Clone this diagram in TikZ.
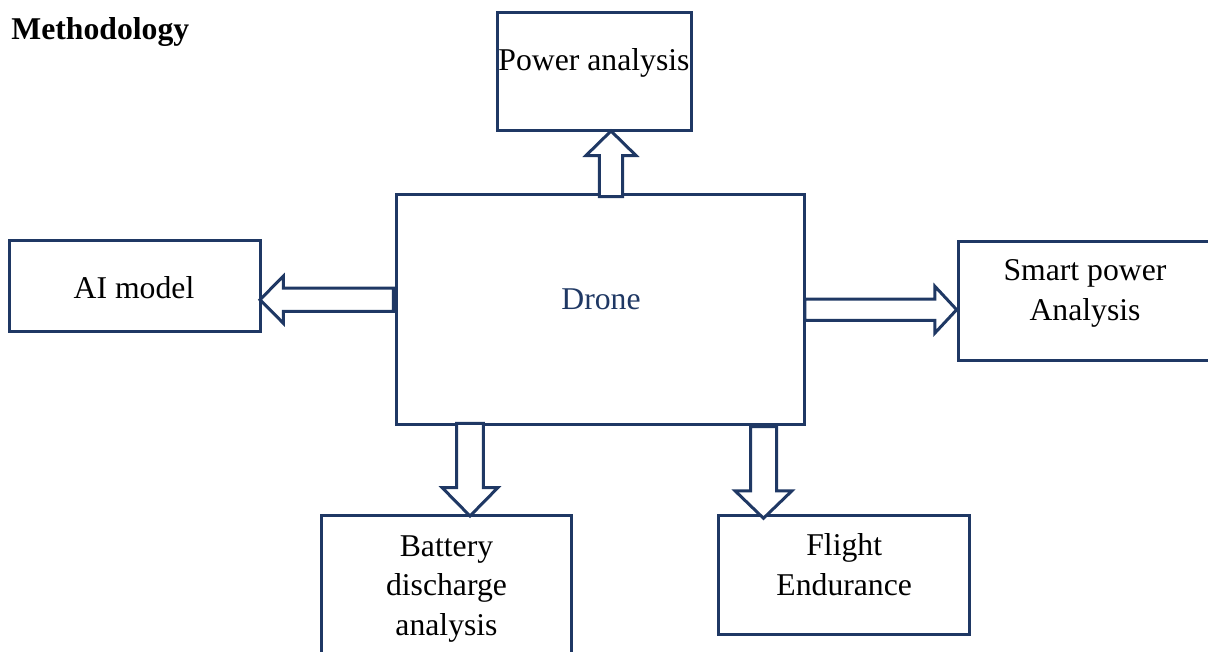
\documentclass[tikz,border=0pt]{standalone}
\usepackage{fontspec}
\setmainfont{Liberation Serif}
\usetikzlibrary{calc}
\definecolor{navy}{RGB}{31,56,100}

% block arrow from #1 to #2: shaft half-width #3, head half-width #4, head length #5 (pt)
\newcommand\blockarrow[5]{%
  \draw[blk] ($(#1)!#3pt!90:(#2)$)
    -- ($(#2)!#5pt!(#1)!#3pt!-90:(#1)$)
    -- ($(#2)!#5pt!(#1)!#4pt!-90:(#1)$)
    -- (#2)
    -- ($(#2)!#5pt!(#1)!#4pt!90:(#1)$)
    -- ($(#2)!#5pt!(#1)!#3pt!90:(#1)$)
    -- ($(#1)!#3pt!-90:(#2)$) -- cycle;}

\begin{document}
\begin{tikzpicture}[x=1pt,y=-1pt,
  box/.style={draw=navy,line width=3pt,rectangle,inner sep=0pt,outer sep=0pt,fill=white},
  blk/.style={draw=navy,line width=3pt,fill=white,line join=miter},
  lbl/.style={font=\fontsize{31.7}{39.5}\selectfont,align=center,inner sep=0pt,anchor=base}]
\useasboundingbox (0,0) rectangle (1208,651);
\clip (0,0) rectangle (1208,651);

% boxes
\node[box,minimum width=194pt,minimum height=118pt] (power) at (594,71) {};
\node[box,minimum width=408.5pt,minimum height=229.8pt] (drone) at (600.7,309.4) {};
\node[box,minimum width=251pt,minimum height=91pt] (ai) at (134.5,285.5) {};
\node[box,minimum width=253.5pt,minimum height=119pt] (smart) at (1085.2,300.5) {};
\node[box,minimum width=250pt,minimum height=200pt] (battery) at (446.5,615.7) {};
\node[box,minimum width=251.5pt,minimum height=119.3pt] (flight) at (844.2,575.3) {};

% arrow end points
\coordinate (upS) at ($(drone.north)+(10.3,2)$);
\coordinate (upT) at ($(power.south)+(17,1)$);
\coordinate (lfS) at ($(drone.west)+(-3.2,-9.7)$);
\coordinate (lfT) at ($(ai.east)+(0,14.2)$);
\coordinate (rtS) at ($(drone.east)+(0,0.3)$);
\coordinate (rtT) at ($(smart.west)+(-1.8,9.2)$);
\coordinate (d1S) at ($(drone.south)+(-130.7,-1)$);
\coordinate (d1T) at ($(battery.north)+(23.5,0.3)$);
\coordinate (d2S) at ($(drone.south)+(162.8,2.4)$);
\coordinate (d2T) at ($(flight.north)+(-80.7,2.6)$);

% block arrows
\blockarrow{upS}{upT}{11.7}{25}{24.5}
\blockarrow{lfS}{lfT}{11.7}{23.5}{23.3}
\blockarrow{rtS}{rtT}{10.7}{23.3}{21.7}
\blockarrow{d1S}{d1T}{13.3}{27.8}{28.3}
\blockarrow{d2S}{d2T}{13}{28.3}{27.3}

% labels (multi-line labels are placed by the baseline of their last line)
\node[lbl,anchor=base west,font=\fontsize{31.7}{39.5}\selectfont\bfseries] (title) at (11.2,39.3) {Methodology};
\node[lbl] (tpower) at (594,70.7) {Power analysis};
\node[lbl] (tai) at (134,298.3) {AI model};
\node[lbl,text=navy] (tdrone) at (601,309.3) {Drone};
\node[lbl] (tsmart) at (1085,320) {Smart power\\Analysis};
\node[lbl] (tbattery) at (446.5,635) {Battery\\discharge\\analysis};
\node[lbl] (tflight) at (844.2,595) {Flight\\Endurance};
\end{tikzpicture}
\end{document}
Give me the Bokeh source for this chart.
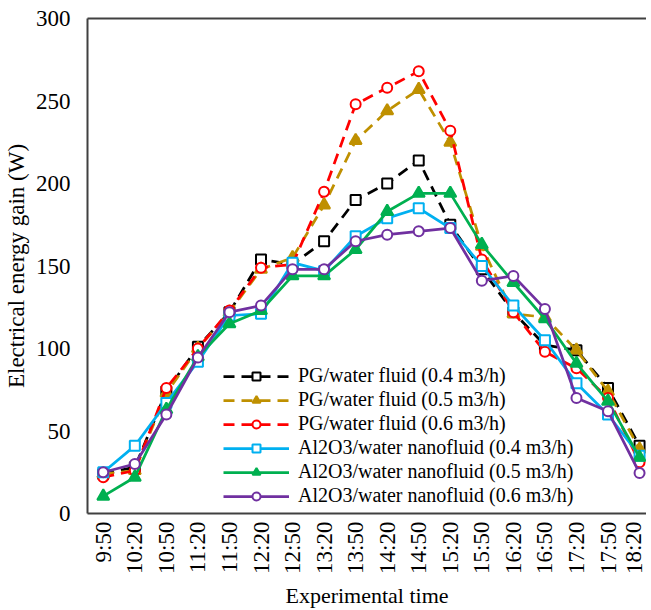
from bokeh.plotting import figure
from bokeh.models import Range1d, FixedTicker, LinearAxis, Legend, LegendItem
from bokeh.embed import file_html
from bokeh.resources import INLINE

times = ["9:50", "10:20", "10:50", "11:20", "11:50", "12:20", "12:50", "13:20", "13:50",
         "14:20", "14:50", "15:20", "15:50", "16:20", "16:50", "17:20", "17:50", "18:20"]

pg_04 = [24, 28, 74, 101, 122, 154, 151, 165, 190, 200, 214, 175, 148, 122, 102, 99, 76, 41]
pg_05 = [24, 26, 73, 100, 122, 148, 155, 187, 226, 244, 257, 225, 162, 121, 119, 99, 74, 39]
pg_06 = [22, 26, 76, 100, 123, 149, 151, 195, 248, 258, 268, 232, 154, 122, 98, 88, 70, 31]
al_04 = [25, 41, 67, 92, 120, 121, 152, 147, 168, 179, 185, 173, 150, 126, 105, 79, 60, 35]
al_05 = [10.5, 22, 63, 95, 115, 123, 144, 144, 160, 183, 194, 194, 163, 140, 118, 91, 68, 34]
al_06 = [25, 30, 60, 94.5, 122, 126, 148, 148, 165, 169, 171, 173, 141, 144, 124, 70, 62, 24.5]

labels = ["PG/water fluid (0.4 m3/h)", "PG/water fluid (0.5 m3/h)", "PG/water fluid (0.6 m3/h)",
          "Al2O3/water nanofluid (0.4 m3/h)", "Al2O3/water nanofluid (0.5 m3/h)",
          "Al2O3/water nanofluid (0.6 m3/h)"]

FONT = "Liberation Serif"
AXIS_COLOR = "#404040"

xs = list(range(len(times)))

p = figure(width=646, height=610, output_backend="svg", toolbar_location=None,
           x_range=Range1d(-0.5, 17.22), y_range=Range1d(0, 300),
           min_border_left=86, min_border_top=18, min_border_bottom=97, min_border_right=0)
p.outline_line_color = None
p.xgrid.visible = False
p.ygrid.visible = False
p.background_fill_color = "white"
p.border_fill_color = "white"

# x axis
xa = p.xaxis[0]
xa.ticker = FixedTicker(ticks=xs)
xa.major_label_overrides = {i: t for i, t in enumerate(times)}
xa.major_label_orientation = 1.5708
xa.axis_label = "Experimental time"
# y axis
ya = p.yaxis[0]
ya.ticker = FixedTicker(ticks=[0, 50, 100, 150, 200, 250, 300])
ya.axis_label = "Electrical energy gain (W)"

for ax in (xa, ya):
    ax.axis_line_color = AXIS_COLOR
    ax.axis_line_width = 2
    ax.major_tick_out = 0
    ax.major_tick_in = 0
    ax.minor_tick_out = 0
    ax.minor_tick_in = 0
    ax.major_label_text_font = FONT
    ax.major_label_text_font_size = "23px"
    ax.major_label_text_color = "black"
    ax.axis_label_text_font = FONT
    ax.axis_label_text_font_style = "normal"
    ax.axis_label_text_color = "black"
xa.axis_label_text_font_size = "22px"
ya.axis_label_text_font_size = "23px"
xa.major_label_standoff = 8
xa.axis_label_standoff = 6
ya.major_label_standoff = 17
ya.axis_label_standoff = 4

top = LinearAxis(ticker=FixedTicker(ticks=[]), axis_line_color=AXIS_COLOR, axis_line_width=2,
                 major_tick_out=0, major_tick_in=0, minor_tick_out=0, minor_tick_in=0,
                 major_label_text_font_size="0px", major_label_standoff=0)
p.add_layout(top, "above")

series = [
    (pg_04, "#000000", "11 7", "square", False),
    (pg_05, "#BF9000", "11 7", "triangle", True),
    (pg_06, "#FF0000", "11 7", "circle", False),
    (al_04, "#00B0F0", "solid", "square", False),
    (al_05, "#00B050", "solid", "triangle", True),
    (al_06, "#7030A0", "solid", "circle", False),
]

items = []
for (vals, color, dash, marker, filled), lab in zip(series, labels):
    lr = p.line(xs, vals, line_color=color, line_width=2.75, line_dash=dash)
    size = 12 if marker == "triangle" else 10
    sr = p.scatter(xs, vals, marker=marker, size=size, line_color=color, line_width=2,
                   fill_color=color if filled else "white")
    items.append(LegendItem(label=lab, renderers=[lr, sr]))

legend = Legend(items=items, location=(136, 6), padding=0, margin=0, spacing=1,
                glyph_height=20, glyph_width=66, label_height=20, label_standoff=9,
                label_text_font=FONT, label_text_font_size="20px", label_text_color="black",
                background_fill_alpha=0, border_line_color=None)
p.add_layout(legend)

open("out.html", "w").write(file_html(p, INLINE))
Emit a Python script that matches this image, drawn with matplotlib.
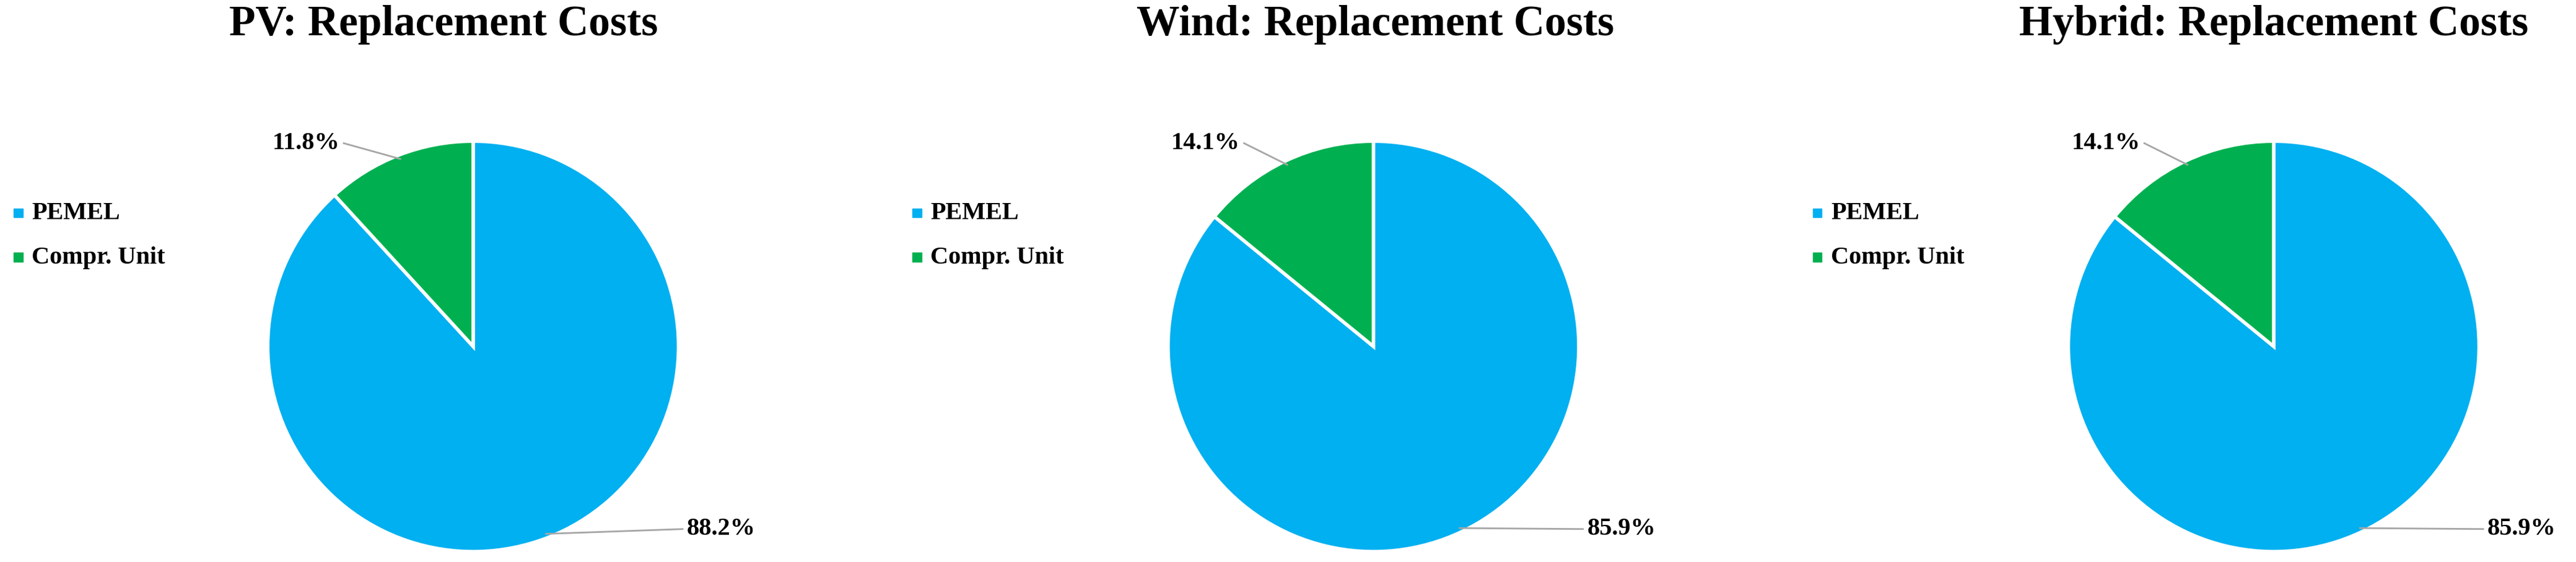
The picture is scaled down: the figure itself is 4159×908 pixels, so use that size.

> [OBJECTIVE] Write out exactly, and nothing more than, the lines of the entries above from the line containing "Emit a Python" through the final line; omit any pictures.

> [WRITTEN SOLUTION]
Emit a Python script that matches this image, drawn with matplotlib.
The picture is scaled down: the figure itself is 4159×908 pixels, so use that size.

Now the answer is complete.